Off-site digitization became necessary because the city library itself has neither a suitable scanner nor the necessary technical infrastructure. The Digitization Center of the Heidelberg University Library, on the other hand, is extremely experienced in the field of manuscript digitization and, with four top-of-the-line book cradles, i.e. "Grazer Buchtisch," has the optimal equipment for digitizing valuable and sensitive materials.

The project schedule stipulates that the manuscripts will be transported to Heidelberg in tranches of 50 pieces, every six months. Overall, the project is scheduled for two phases of three years each. In each phase, slightly more than 300 manuscripts are to be digitized. Heidelberg University Library is responsible for digitizing the manuscripts and placing them online in accordance with DFG guidelines. The digitized manuscripts will be processed and presented using the DWork workflow program developed in Heidelberg.

A total of around 138,000 images are expected to be generated in Heidelberg during the first phase of the project. The metadata on the individual manuscripts required for the digitized images comes from the projects on cataloguing the Mainz manuscript holdings by Gerhardt Powitz, Gerhard List and Christoph Winterer, which are also funded by the DFG. All the data generated in the project is intended to be made available in open access.
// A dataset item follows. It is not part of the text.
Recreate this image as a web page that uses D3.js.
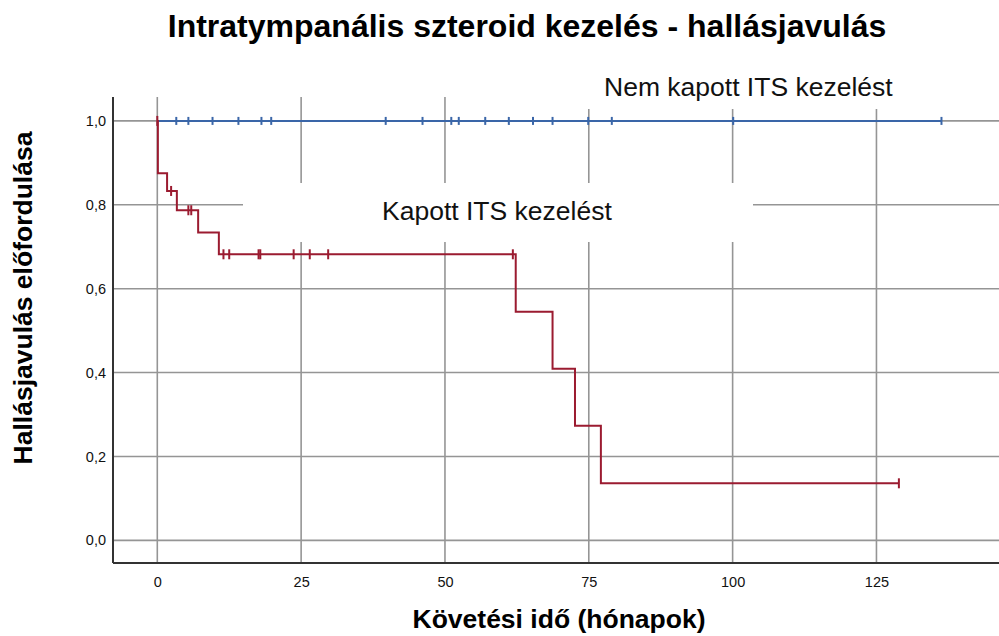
<!DOCTYPE html>
<html>
<head>
<meta charset="utf-8">
<script src="https://cdn.jsdelivr.net/npm/d3@7"></script>
<style>
  html, body { margin: 0; padding: 0; background: #fff; }
  svg { display: block; font-family: "Liberation Sans", Arial, sans-serif; }
</style>
</head>
<body>
<svg id="chart" width="999" height="636"></svg>
<script>
// Kaplan–Meier estimate of hearing improvement, by intratympanic steroid treatment

// Treated group ("Kapott ITS kezelést"): event times (months) and survival after each step
const treatedEventTimes = [0.1, 1.7, 3.4, 7.1, 10.7, 62.3, 68.7, 72.6, 77.1];
const treatedSurvival   = [0.875, 0.833, 0.787, 0.734, 0.682, 0.545, 0.409, 0.273, 0.136];
const treatedEnd = 128.9;
const treatedCensored = [0, 2.4, 5.4, 5.9, 11.5, 12.5, 17.6, 17.9, 23.7, 26.5, 29.7, 61.8, 128.9];

// Untreated group ("Nem kapott ITS kezelést"): no events, censored follow-up times
const untreatedEnd = 136.3;
const untreatedCensored = [3.3, 5.4, 9.6, 14.1, 18.1, 19.8, 39.7, 46.1, 51.1, 52.4, 57.0,
                           61.1, 65.3, 68.7, 74.9, 79.0, 100.1, 136.3];

const xTicks = [0, 25, 50, 75, 100, 125];
const yTicks = [0, 0.2, 0.4, 0.6, 0.8, 1.0];

const titleText = "Intratympanális szteroid kezelés - hallásjavulás";
const xTitle = "Követési idő (hónapok)";
const yTitle = "Hallásjavulás előfordulása";
const treatedLabel = "Kapott ITS kezelést";
const untreatedLabel = "Nem kapott ITS kezelést";

const colTreated = "#9b1b30";
const colUntreated = "#3a66a8";

const svg = d3.select("#chart");
const plotLeft = 113, plotRight = 999, plotTop = 97, plotBottom = 563;

const x = d3.scaleLinear().domain([-7.7, 146.3]).range([plotLeft, plotRight]);
const y = d3.scaleLinear().domain([-0.054, 1.057]).range([plotBottom, plotTop]);

// grid
const grid = svg.append("g");
grid.selectAll("line.h").data(yTicks).join("line").attr("class", "h")
  .attr("x1", plotLeft).attr("x2", plotRight)
  .attr("y1", d => y(d)).attr("y2", d => y(d))
  .attr("stroke", "#959595").attr("stroke-width", 1.6);
grid.selectAll("line.v").data(xTicks).join("line").attr("class", "v")
  .attr("y1", plotTop).attr("y2", plotBottom)
  .attr("x1", d => x(d)).attr("x2", d => x(d))
  .attr("stroke", "#959595").attr("stroke-width", 1.6);

// white backgrounds behind the group labels
svg.append("rect").attr("x", 530).attr("y", plotTop - 1).attr("width", plotRight - 530).attr("height", 13)
  .attr("fill", "#fff");
svg.append("rect").attr("x", 243).attr("y", 183).attr("width", 510).attr("height", 59)
  .attr("fill", "#fff");

// axes lines (no outward ticks)
const xAxis = d3.axisBottom(x).tickValues(xTicks).tickSize(0).tickPadding(14)
  .tickFormat(d3.format("d"));
const gx = svg.append("g").attr("transform", `translate(0,${plotBottom})`).call(xAxis);
gx.select(".domain").attr("d", `M${plotLeft},0H${plotRight}`).attr("stroke", "#333").attr("stroke-width", 2);
gx.selectAll("text").attr("font-size", 14.5).attr("fill", "#111")
  .attr("font-family", "'Liberation Sans', Arial, sans-serif");

const yAxis = d3.axisLeft(y).tickValues(yTicks).tickSize(0).tickPadding(7)
  .tickFormat(d => d3.format(".1f")(d).replace(".", ","));
const gy = svg.append("g").attr("transform", `translate(${plotLeft},0)`).call(yAxis);
gy.select(".domain").attr("d", `M0,${plotTop}V${plotBottom}`).attr("stroke", "#333").attr("stroke-width", 2);
gy.selectAll("text").attr("font-size", 14.5).attr("fill", "#111")
  .attr("font-family", "'Liberation Sans', Arial, sans-serif");

// step curves
const stepLine = d3.line().x(d => x(d[0])).y(d => y(d[1])).curve(d3.curveStepAfter);

const treatedPts = [[0, 1]].concat(treatedEventTimes.map((t, i) => [t, treatedSurvival[i]]));
treatedPts.push([treatedEnd, treatedSurvival[treatedSurvival.length - 1]]);
function treatedAt(t) {
  let s = 1;
  treatedEventTimes.forEach((e, i) => { if (t >= e) s = treatedSurvival[i]; });
  return s;
}

const untreatedPts = [[0, 1], [untreatedEnd, 1]];

svg.append("path").datum(untreatedPts).attr("d", stepLine)
  .attr("fill", "none").attr("stroke", colUntreated).attr("stroke-width", 2);
svg.selectAll("line.cu").data(untreatedCensored).join("line").attr("class", "cu")
  .attr("x1", d => x(d)).attr("x2", d => x(d))
  .attr("y1", y(1) - 4).attr("y2", y(1) + 4)
  .attr("stroke", colUntreated).attr("stroke-width", 2);

svg.append("path").datum(treatedPts).attr("d", stepLine)
  .attr("fill", "none").attr("stroke", colTreated).attr("stroke-width", 2);
svg.selectAll("line.ct").data(treatedCensored).join("line").attr("class", "ct")
  .attr("x1", d => x(d)).attr("x2", d => x(d))
  .attr("y1", d => y(d === 0 ? 1 : treatedAt(d)) - 5).attr("y2", d => y(d === 0 ? 1 : treatedAt(d)) + 5)
  .attr("stroke", colTreated).attr("stroke-width", 2);

// group labels
svg.append("text").attr("x", 604).attr("y", 96).attr("font-size", 26.5).attr("fill", "#111")
  .text(untreatedLabel);
svg.append("text").attr("x", 382).attr("y", 220).attr("font-size", 26.5).attr("fill", "#111")
  .text(treatedLabel);

// titles
svg.append("text").attr("x", 527).attr("y", 37).attr("text-anchor", "middle")
  .attr("font-size", 32).attr("font-weight", "bold").attr("fill", "#000").text(titleText);
svg.append("text").attr("x", 559).attr("y", 628).attr("text-anchor", "middle")
  .attr("font-size", 26.5).attr("font-weight", "bold").attr("fill", "#000").text(xTitle);
svg.append("text").attr("transform", "translate(32,298) rotate(-90)").attr("text-anchor", "middle")
  .attr("font-size", 26.5).attr("font-weight", "bold").attr("fill", "#000").text(yTitle);
</script>
</body>
</html>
In cooperation with the Mainz City Library, Heidelberg is responsible for setting up an online portal that will provide access to the digitized codices as well as extensive content-related information on the history and significance of the library and on individual manuscripts. Even those manuscripts that have survived, which are now in around 20 other institutions scattered around the world and in many cases have already been digitized, are to be brought together virtually in the planned portal as far as possible. This also includes those manuscripts of Mainz provenance that are now part of the Bodleian Libraries' holdings and are being digitized in a separate project.